The DA made these submissions in the urgent application in the Gauteng High Court, Pretoria, on Friday after Ramaphosa confirmed that the state would pay the legal fees after criminal charges were reinstated against Zuma last week.

DA Federal Council chairman James Selfe, in his court papers, said Ramaphosa had no legal grounds to make such a decision which would allow Zuma to challenge the 16 charges of corruption, fraud, racketeering and money-laundering charges.

Ramaphosa made the confirmation in his reply to question by the EFF’s Julius Malema, made public this week.

In his reply, Ramaphosa said the decision to allow taxpayers’ money to be used was done in accordance with Section 3(3) of the State Attorney Act of 1957 saying it was allowable because the alleged offences were committed while Zuma was holding an official position in government as MEC for Economic Development in KwaZulu-Natal.

He also said that Zuma made a commitment to then president Thabo Mbeki that he would pay back the money should he be convicted on the criminal charges against him.

On Friday, the DA vehemently opposed Ramaphosa’s decision and asked the High Court to set aside is decision.

In his papers, James Selfe argued that Section 3(3) does not allow Ramaphosa or any other government official to make such a decision to impose on the State the obligation to pay for Zuma’s personal legal costs.

He said the function of the State’s Attorney office was to perform work on behalf of the government.

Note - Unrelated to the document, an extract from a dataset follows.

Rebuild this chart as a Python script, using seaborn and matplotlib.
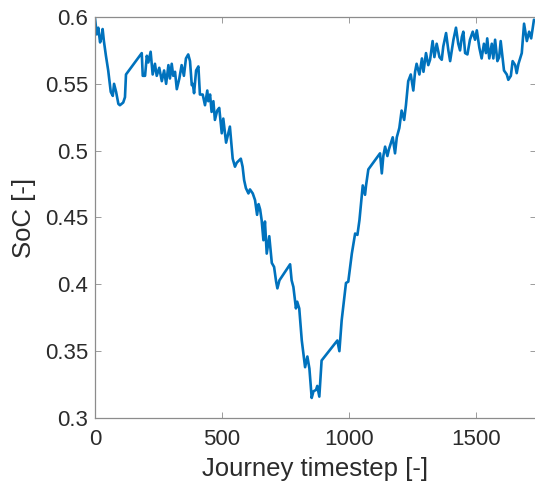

In his papers, Selfe said: “While this function may extend to providing legal services to public officials in their official capacity, it does not permit the State Attorney to provide legal services to public officials who sue or are being sued or prosecuted in their capacity”.

Ramaphosa was now expected to file reply affidavits which would justify their decision to foot the bill but Selfe was adamant in his legal submission that he found no legal justification in Ramaphosa’s reply to the EFF.

“The government can have no legitimate interest or concern in the conduct of a defence against criminal charges, particularly where the alleged crimes concern the abuse of public office.

“The public interest demands that such damages are prosecuted and met to ensure public accountability, the promotion of good governance and the protection of the rule of law,” Selfe said.

He said the same State Attorney’s office had repeatedly refused to use state funds to fund the five police officers to challenge the murder accusations which have resulted in long delays in the trial proceedings.

These police officers have been for the past three years arguing that the alleged offence of murdering Simelane, an uMkhonto we Sizwe’s operative, was committed while they were in their official capacity as members of the South African Police. In their court papers, they argued that they acted on legal instructions from their commanders or seniors when Simelane disappeared in 1983.

“The litigation that Mr Zuma has conducted following his indictment has been calculated to and has in fact served to obstruct and delay the administration of justice.

“Mr Zuma has abused the courts to avoid public accountability, in defiance of the public interest,” Selfe said.

He also asked the court to set aside any agreement, if any, entered into between Zuma and Mbeki to repay the costs after the completion of the criminal hearing. The High Court was also asked to order Zuma to immediately pay back R15.3 million of taxpayers’ money which he used to block the spy tapes cases against him.

Ramaphosa and Minister of Justice and Correctional Services Michael Masutha are expected to file answering affidavits before the matter is set down for trial.